Various types of VTOL and VSTOL crafts with non-rotary wings are known in the art. Willard Custer suggested utilizing semi-circular wings, which he produced and tested for the US DOD in 1943. These semi-circular wings are also known as the “Custer Channel Wing” (CCW). In essence, the Custer concept consisted in locating a propeller at the trailing edge of a half-circular profile that was made part of an ordinary wing. The quasi-laminar stream induced over the upper part of the 180° channel by the propeller, augments the lift.
Tests identified some definite advantages as well as important drawbacks. The most important advantage consisted in static lift coefficients of CL≧5 generated at higher than usual thrust coefficients.
The drawbacks were many and can be associated with low-speed handling, cruise-drag, stability and control, and one-engine scenarios, all singularized by the following facts:                Redirected thrust was the main responsible for the high CL to the detriment of enhanced circulation;        High drag/lift ratio is generated by the channeled segment due to the peculiar orientation of the lift-vectors;        Difficulty in thrust-control leads to asymmetric thrust and thus, to instability created by asymmetric moments;        Channel leading-edge and trailing-edge stream-separation can occur at high attack-angles;        Poor low-speed control from the complementary conventional aerodynamic surfaces;        Nose-down pitch developed from aft-propeller loading on the channel-wing;        Non-uniform flow around the propeller resulted at high attack-angles; overall poor lift/drag ratio; and one-engine-out created control problems.        
Because of its many operational problems, the USAF decided that the CCW, despite its high potential, was not yet at the point where its use could be justified.
Since then, the CCW sank in periodic oblivion with in-between new emergences of proposed improvements. Two such renewal attempts consist in boundary-layer control by pneumatic blowing and using winglets for stream containment.
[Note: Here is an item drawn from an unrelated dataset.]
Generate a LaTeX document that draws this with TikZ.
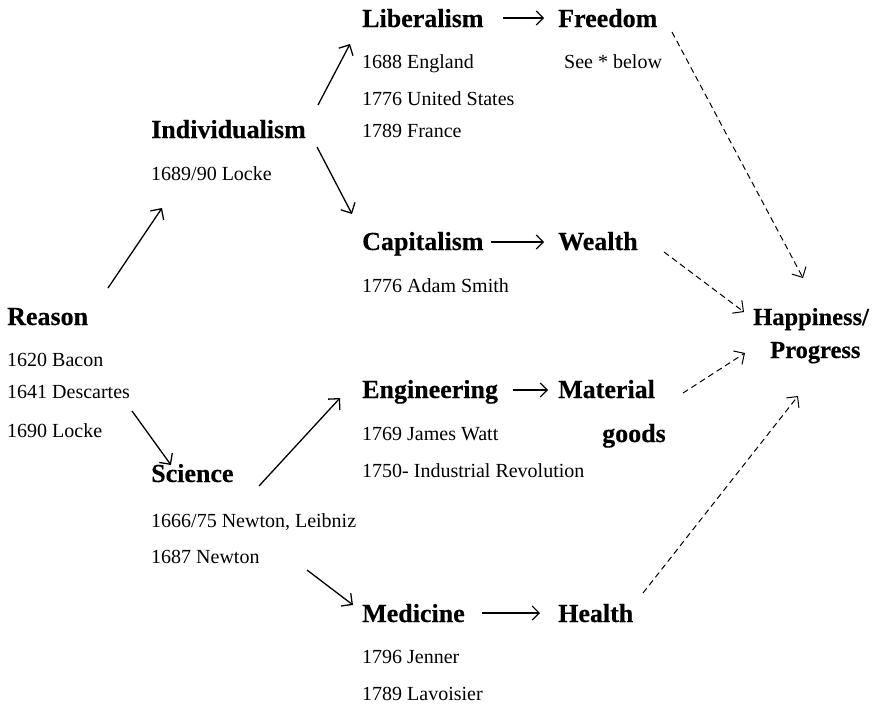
\documentclass[tikz,border=0pt]{standalone}
\usepackage{fontspec}
\setmainfont{Liberation Serif}
\newfontfamily\headfont{Liberation Serif}[UprightFont={* Bold}, FakeBold=0.4]
\usetikzlibrary{arrows.meta}
\tikzset{
  head/.style={font=\fontsize{26}{30}\selectfont\headfont, inner sep=0pt, anchor=base west},
  endhead/.style={font=\fontsize{24.5}{28}\selectfont\headfont, inner sep=0pt, anchor=base west},
  note/.style={font=\fontsize{20}{24}\selectfont, inner sep=0pt, anchor=base west},
  solidarrow/.style={line width=1.3pt, -{Straight Barb[length=8pt,width=16pt]}},
  flowarrow/.style={line width=1.1pt, -{Straight Barb[length=7pt,width=14pt]}},
  dasharrow/.style={line width=1pt, dash pattern=on 6pt off 4pt, -{Straight Barb[length=8pt,width=16pt]}},
}
\begin{document}
\begin{tikzpicture}[x=1pt,y=-1pt]
\useasboundingbox (0,0) rectangle (875,707);
% Reason
\node[head] (reason) at (7,325) {Reason};
\node[note] (r1) at (7,366) {1620 Bacon};
\node[note] (r2) at (7,398) {1641 Descartes};
\node[note] (r3) at (7,437) {1690 Locke};
% Individualism
\node[head] (indiv) at (151,138) {Individualism};
\node[note] (i1) at (151,180) {1689/90 Locke};
% Liberalism
\node[head] (lib) at (362,27) {Liberalism};
\node[note] (l1) at (362,68) {1688 England};
\node[note] (l2) at (362,105) {1776 United States};
\node[note] (l3) at (362,137) {1789 France};
\node[head] (free) at (558,27) {Freedom};
\node[note] (f1) at (564,68) {See * below};
% Capitalism
\node[head] (cap) at (362,250) {Capitalism};
\node[note] (c1) at (362,292) {1776 Adam Smith};
\node[head] (wealth) at (558,250) {Wealth};
% Happiness
\node[endhead] (happy) at (753,325) {Happiness/};
\node[endhead] (prog) at (770,358) {Progress};
% Science
\node[head] (sci) at (151,482) {Science};
\node[note] (s1) at (151,527) {1666/75 Newton, Leibniz};
\node[note] (s2) at (151,563) {1687 Newton};
% Engineering
\node[head] (eng) at (362,398) {Engineering};
\node[note] (e1) at (362,440) {1769 James Watt};
\node[note] (e2) at (362,477) {1750- Industrial Revolution};
\node[head] (mat) at (558,398) {Material};
\node[head] (goods) at (602,442) {goods};
% Medicine
\node[head] (med) at (362,622) {Medicine};
\node[note] (m1) at (362,663) {1796 Jenner};
\node[note] (m2) at (362,700) {1789 Lavoisier};
\node[head] (health) at (558,622) {Health};

% arrow end points
\coordinate (aRs) at (108,288); \coordinate (aRe) at (162,208);
\coordinate (aRSs) at (132,411); \coordinate (aRSe) at (171,465);
\coordinate (aILs) at (318,105); \coordinate (aILe) at (350,44);
\coordinate (aICs) at (317,147); \coordinate (aICe) at (352,214);
\coordinate (aSEs) at (259,486); \coordinate (aSEe) at (340,398);
\coordinate (aSMs) at (307,570); \coordinate (aSMe) at (353,605);
\coordinate (hLs) at (503,18); \coordinate (hLe) at (544,18);
\coordinate (hCs) at (491,242); \coordinate (hCe) at (544,242);
\coordinate (hEs) at (513,390); \coordinate (hEe) at (548,390);
\coordinate (hMs) at (482,613); \coordinate (hMe) at (540,613);
\coordinate (dFs) at (672,32); \coordinate (dFe) at (803,278);
\coordinate (dWs) at (664,252); \coordinate (dWe) at (744,312);
\coordinate (dMs) at (683,393); \coordinate (dMe) at (745,353);
\coordinate (dHs) at (643,593); \coordinate (dHe) at (798,396);

\draw[solidarrow] (aRs) -- (aRe);
\draw[solidarrow] (aRSs) -- (aRSe);
\draw[solidarrow] (aILs) -- (aILe);
\draw[solidarrow] (aICs) -- (aICe);
\draw[solidarrow] (aSEs) -- (aSEe);
\draw[solidarrow] (aSMs) -- (aSMe);
\draw[flowarrow] (hLs) -- (hLe);
\draw[flowarrow] (hCs) -- (hCe);
\draw[flowarrow] (hEs) -- (hEe);
\draw[flowarrow] (hMs) -- (hMe);
\draw[dasharrow] (dFs) -- (dFe);
\draw[dasharrow] (dWs) -- (dWe);
\draw[dasharrow] (dMs) -- (dMe);
\draw[dasharrow] (dHs) -- (dHe);
\end{tikzpicture}
\end{document}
Both methods resulted in excellent performance improvements.
A NASA-Langley sponsored program was accomplished at the Georgia Tech Research Institute (GTRI) where the pneumatic technology used dramatically improved the CCW performances. The pneumatic configuration adopted by GTRI combined Circulation Control Wing technology applied on the outboard wing panels with blowing over curved surfaces at the trailing edge of the Channel-Section. The trailing edge blowing succeeded to greatly augment the lift and thrust deflection without need of high attack-angles. Circulation Control on the outboard wing panels further augmented lift and low-speed controllability while providing additional drag when needed.
Double semi-circular wings (or channels) completed by two lateral stabilizing tips were tested in a number of CCW. In this concept contra-rotating pusher propellers were to be fitted at the trailing edge of the channels to produce both thrust and forced circulation over the upper-side of the profiles. A number of such crafts were built and took to air with questionable results.
AIAA published in 2002 a study made by J. F. Marchman (Aerospace and Ocean Engineering Dep't.) Virginia Tech titled “A Design for a Dual-Mode Personal Vehicle.” This study discloses the results obtained by investigating a “Scoop Wing” made by disposing straight winglets on the top of an ordinary wing and by placing a single propeller between them at the trailing edge of the resulting rectangular-section channel. Once again, a substantial lift increase was obtained. Further, by closing the perpendicular winglets with a horizontal, staggered stabilizer, a box structure or “Box-Wing” of peculiarly positive characteristics was obtained at the cost of increased drag.
There is a growing need to provide effective non-rotary wings and aircrafts for vertical or short take-offs.